Bradford City Water Authority to preserve 10 ash trees

The Bradford City Water Authority wants to preserve a few samples of a type of tree that is dying at an alarming rate.

The nation’s ash tree population is in grave danger due to the introduction of the emerald ash borer.

Executive Director Steve Disney talked about the project at Wednesday’s water authority meeting.

Ken Kane, the authority’s forester, “has identified 10 healthy ash trees on the watershed as candidates to try and protect them from imminent death,” Disney reported.

The 10 trees are in the Marilla and Gilbert watershed areas near walking trails. If they are able to keep the trees healthy, they will be identified with a plaque and a display of background information on the project.

“The authority board believed it was important to identify select ash tree candidates to preserve a few examples of these trees for future generations, since the entire population is facing certain mortality,” it was reported.

The emerald ash borer is “a tiny green jewel beetle native to Northeastern Asian that has made its way into North America and is devastating huge stands of ash trees with nearly a 100 percent mortality rate,” the authority explained. Female emerald ash borers lay their eggs in the bark of ash trees, and the larvae feed under the bark and emerge one to two years later as adults.

The authority is treating the trees by drilling small holes around each tree about three inches apart and injecting insecticides that are meant to be carried in the tree’s sap up through the tree.

In other news, the 2017 drinking water report is ready for viewing.

The authority achieved all drinking quality parameters and benchmarks; however, it received one “failure to monitor or report” violation because one single combined filter effluent result was reported late.

“This was immediately corrected and submitted as soon as it was identified and compliance in this area was achieved,” the authority reported. “There was absolutely no issue with the quality of the water and the public was at zero risk due to this isolated event.”

Consumers can access the report at http://www.bradfordwater.com/ccr.html or pick up a copy at the water authority office at 28 Kennedy St. Copies will not be mailed out this year.

Disney updated the authority on upcoming projects, too.

Regarding a new pedestrian bridge that will be build over the Gilbert Reservoir spillway, consulting engineers GAI Consultants of Pittsburgh have sent a design and engineering package to Pennsylvania Dam Safety for review. Once it is approved, they can prepare to put the project out to bid. The authority expects the project to be finished by the end of 2018.

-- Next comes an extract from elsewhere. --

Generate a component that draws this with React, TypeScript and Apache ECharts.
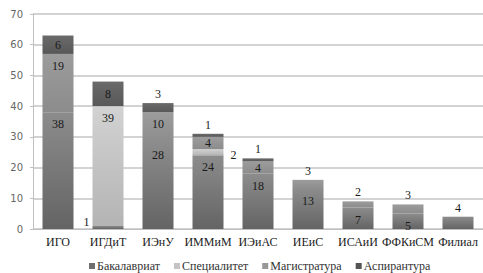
import React, { useEffect, useRef } from "react";
import * as echarts from "echarts";

const categories = ["ИГО", "ИГДиТ", "ИЭнУ", "ИММиМ", "ИЭиАС", "ИЕиС", "ИСАиИ", "ФФКиСМ", "Филиал"];
const seriesNames = ["Бакалавриат", "Специалитет", "Магистратура", "Аспирантура"];
const bakalavriat = [38, 1, 28, 24, 18, 13, 7, 5, 4];
const specialitet = [null, 39, null, 2, null, null, null, null, null];
const magistratura = [19, null, 10, 4, 4, 3, 2, 3, null];
const aspirantura = [6, 8, 3, 1, 1, null, null, null, null];
const yTicks = { min: 0, max: 70, interval: 10 };

// label placement per series / category (style, not data)
const labelPos: Record<string, (string | null)[]> = {
  Бакалавриат: ["insideTop", "left", "insideTop", "insideTop", "insideTop", "insideTop", "insideTop", "insideTop", "top"],
  Специалитет: [null, "insideTop", null, "right", null, null, null, null, null],
  Магистратура: ["insideTop", null, "insideTop", "inside", "inside", "top", "top", "top", null],
  Аспирантура: ["inside", "inside", "top", "top", "top", null, null, null, null],
};

const grad = (top: string, bottom: string) =>
  new echarts.graphic.LinearGradient(0, 0, 0, 1, [
    { offset: 0, color: top },
    { offset: 1, color: bottom },
  ]);

const fills: Record<string, any> = {
  Бакалавриат: grad("#8c8c8c", "#646464"),
  Специалитет: grad("#d2d2d2", "#b4b4b4"),
  Магистратура: grad("#9c9c9c", "#8c8c8c"),
  Аспирантура: grad("#6a6a6a", "#585858"),
};
const legendColors: Record<string, string> = {
  Бакалавриат: "#6e6e6e",
  Специалитет: "#c4c4c4",
  Магистратура: "#989898",
  Аспирантура: "#555555",
};

export default function App() {
  const ref = useRef<HTMLDivElement>(null);
  useEffect(() => {
    if (!ref.current) return;
    const chart = echarts.init(ref.current, null, { renderer: "svg" });
    const dataSets = [bakalavriat, specialitet, magistratura, aspirantura];
    const series = seriesNames.map((name, si) => ({
      name,
      type: "bar",
      stack: "total",
      barCategoryGap: "38%",
      color: legendColors[name],
      itemStyle: { color: fills[name] },
      label: { color: "#1a1a1a", fontFamily: "Liberation Serif" },
      data: dataSets[si].map((v, ci) => {
        const pos = labelPos[name][ci];
        const lbl: any = {
          show: v != null,
          position: pos || "inside",
          distance: pos === "insideTop" ? 6 : 3,
          fontFamily: "Liberation Serif",
          fontSize: 12,
          color: "#1a1a1a",
        };
        if (pos === "left") lbl.offset = [0, -5];
        if (pos === "right") lbl.offset = [4, 3];
        return { value: v, label: lbl };
      }),
    }));
    chart.setOption({
      animation: false,
      backgroundColor: "#ffffff",
      grid: { left: 33, right: -4, top: 14, bottom: 44 },
      legend: {
        data: seriesNames.map((n) => ({ name: n, itemStyle: { color: legendColors[n] } })),
        left: 84,
        top: 255,
        icon: "rect",
        itemWidth: 6,
        itemHeight: 6,
        itemGap: 14,
        textStyle: { fontFamily: "Liberation Serif", fontSize: 12, color: "#333", padding: [0, 0, 0, -3] },
      },
      xAxis: {
        type: "category",
        data: categories,
        axisLine: { show: true, lineStyle: { color: "#bfbfbf", width: 1 } },
        axisTick: { show: false },
        axisLabel: { interval: 0, fontFamily: "Liberation Serif", fontSize: 12, color: "#222", margin: 7 },
      },
      yAxis: {
        type: "value",
        min: yTicks.min,
        max: yTicks.max,
        interval: yTicks.interval,
        axisLine: { show: true, lineStyle: { color: "#bfbfbf" } },
        axisTick: { show: true, length: 3, lineStyle: { color: "#bfbfbf" } },
        splitLine: { lineStyle: { color: "#c4c4c4", width: 1.5 } },
        axisLabel: { fontFamily: "DejaVu Sans", fontSize: 10, color: "#666", margin: 10 },
      },
      series,
    });
    return () => chart.dispose();
  }, []);
  return <div ref={ref} style={{ width: 483, height: 273, position: "absolute", left: 0, top: 0 }} />;
}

Regarding the replacement of 12 gate valves throughout the water system, employees of Mortimer’s Excavating Inc. of Pulaski will inspect valve locations this week to develop a installation schedule. News valves are being installed where efficient positive shutdowns have been difficult.

Finally, an outlet channel repair at Marilla is set to take place in late July/early August, depending on the weather.

Also at the meeting, the authority awarded bids for water plant chemicals for a six-month periods. JCI Jones Chemicals Co. had the low bids of $60 per 100 pounds for liquid chlorine and $18 per 100 pounds for caustic soda.

The authority accepted a bid for $2,673 from Joseph Godding of Bradford for an F-350 pick-up truck.